I was there in August and heard is was 30-40% less than the Bay Area/NYC salaries. The few web developers I talked to about salaries shared they were making 30-50k euros a year. That seemed pretty good.
It might not seem like a lot, but cost of living is also a lot less than NYC/SV.
I live in Berlin ( working as a front-end developer ) and that is correct. My rent is 700 Euro for a small flat in Mitte ( city center ) and yes, Berlin is a cheap city in terms of food, party, rent, etc. Anyway most of the people are not here to make money as far as I can see. Lots of hipsters and other people just join the city for it's special "culture / party / art" kind of spirit.
I know a PHP programmer who makes about 6.5k EUR / month as a contractor but that's my only data point.
I'm considering moving to Berlin and working there as a contractor so I'd love to see some more data. Keep in mind that the overhead of an employee is huge (I bet it's over 100%) so a contract may be much better financially.

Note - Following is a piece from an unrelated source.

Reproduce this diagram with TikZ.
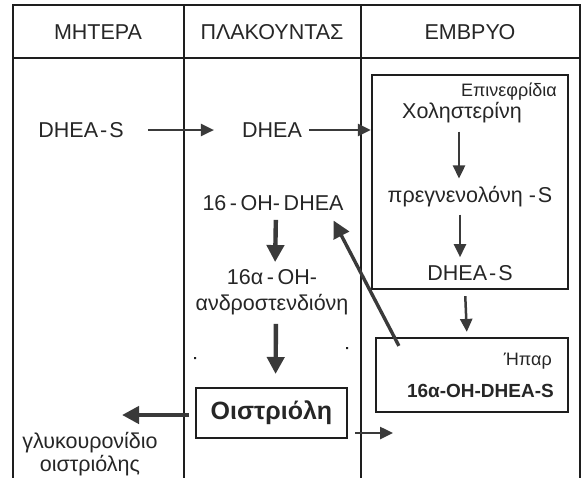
\documentclass[tikz,border=0pt]{standalone}
\usepackage{fontspec}
\setmainfont{Liberation Sans}
\usepackage{xcolor}
\usetikzlibrary{arrows.meta,positioning}
\definecolor{arrgray}{HTML}{3A3A3A}
\definecolor{linegray}{HTML}{1E1E1E}
\definecolor{txtgray}{HTML}{262626}
\tikzset{
	frame/.style={draw=linegray, line width=2.2pt, line cap=rect},
	lbl/.style={inner sep=0pt, text=txtgray, font=\fontsize{21.5}{26}\selectfont},
	small lbl/.style={inner sep=0pt, text=txtgray, font=\fontsize{18}{20}\selectfont},
	bold lbl/.style={inner sep=0pt, text=txtgray, font=\fontsize{19}{22}\selectfont\bfseries},
	organ/.style={draw=linegray, line width=2.2pt, inner sep=0pt},
	thin arr/.style={draw=arrgray, line width=2.5pt, -{Triangle[length=13pt,width=12pt]}},
	thick arr/.style={draw=arrgray, line width=4.4pt, -{Triangle[length=17pt,width=17pt]}}
}
\begin{document}
\begin{tikzpicture}[x=1pt,y=-1pt]
	\useasboundingbox (0,0) rectangle (586,477);
	\foreach \x in {13,184,361,580}
		\draw[frame] (\x,5) -- (\x,477);
	\draw[frame] (13,5) -- (580,5) (13,58) -- (580,58);
	\foreach \x/\t/\n in {98/ΜΗΤΕΡΑ/m,272/ΠΛΑΚΟΥΝΤΑΣ/p,470/ΕΜΒΡΥΟ/e}
		\node[lbl] (\n-head) at (\x,32) {\t};
	% mother / placenta
	\node[lbl] (m-dheas) at (81,130) {DHEA\kern2pt-\kern2pt S};
	\node[lbl] (p-dhea) at (272,130) {DHEA};
	\node[lbl] (p-ohdhea) at (273,203) {16\,-\,OH-\,DHEA};
	\node[lbl, align=center] (p-andro) at (272,292) {16α\,-\,OH-\\ανδροστενδιόνη};
	\node[organ, line width=2pt, minimum width=151pt, minimum height=50pt,
		font=\fontsize{25}{28}\selectfont\bfseries, text=txtgray] (p-oestr) at (271.5,413) {Οιστριόλη};
	\node[lbl, align=center, font=\fontsize{21.5}{23}\selectfont] (m-gluc) at (90,454) {γλυκουρονίδιο\\οιστριόλης};
	\coordinate (m-tip) at (122,415);
	\coordinate (e-tip) at (393,433);
	% fetus
	\node[organ, minimum width=196pt, minimum height=214pt] (e-adr) at (470,182) {};
	\node[small lbl, anchor=east] (e-adr-name) at (557,92) {Επινεφρίδια};
	\node[lbl] (e-chol) at (462,113) {Χοληστερίνη};
	\node[lbl] (e-preg) at (470,197) {πρεγνενολόνη -\kern2pt S};
	\node[lbl] (e-dheas) at (470,273) {DHEA\kern2pt-\kern2pt S};
	\node[organ, minimum width=192pt, minimum height=74pt] (e-liver) at (472,375) {};
	\node[small lbl, anchor=east] (e-hpar) at (552,361) {Ήπαρ};
	\node[bold lbl, anchor=east] (e-ohdheas) at (554,391) {16α-OH-DHEA-S};
	\fill[linegray] (194,357) rectangle (196,359) (346,347) rectangle (348,349);
	% arrows
	\draw[thin arr, shorten <=24pt, shorten >=28pt] (m-dheas.east) -- (p-dhea.west);
	\draw[thin arr, shorten <=7pt] (p-dhea.east) -- (p-dhea.east -| e-adr.west);
	\draw[thin arr, shorten <=8pt, shorten >=8pt] ([xshift=-3pt]e-chol.south) -- ([xshift=-3pt]e-chol.south |- e-preg.north);
	\draw[thin arr, shorten <=7pt, shorten >=8pt] ([xshift=-10pt]e-preg.south) -- ([xshift=-10pt]e-dheas.north);
	\draw[thin arr, shorten <=6pt, shorten >=5pt] ([xshift=-5pt]e-adr.south) -- ([xshift=-5pt]e-liver.north);
	\draw[thick arr, shorten <=9pt, shorten >=7pt] ([xshift=3pt]p-ohdhea.south) -- ([xshift=3pt]p-andro.north);
	\draw[thick arr, shorten <=9pt, shorten >=13pt] ([xshift=4pt]p-andro.south) -- ([xshift=4pt]p-oestr.north);
	\draw[thick arr, line width=3.4pt, shorten >=2pt] ([shift={(24pt,-9pt)}]e-liver.north west) -- ([xshift=-11pt,yshift=-8pt]p-ohdhea.south east);
	\draw[thick arr, shorten <=6pt] ([yshift=-2pt]p-oestr.west) -- (m-tip);
	\draw[thin arr, shorten <=7pt] (p-oestr.east |- e-tip) -- (e-tip);
\end{tikzpicture}
\end{document}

I really fail to see what value this polls add. The sample size is usually too small, and then - only indicates values.. doesn't provide enough detail on level of skill or responsibility.
In italy young developer are VERY VERY VERY lucky if the get something like 1200 €/months (and I think that I haven't stretch enough the VERY LUCKY part)
I've been hearing this for 15+ years now, IE: that tech salaries in Italy are incredibly low. How is it possible, just given the raw supply/demand problem for tech workers? In every other part of the world, tech workers are somewhere in the say, top 10% of earners, but not Italy. What is it that's so unique about market conditions there?
As Berlin is quite poor, expect maybe 10-15% below German average, but take into account that cost of living is low (especially rent and food).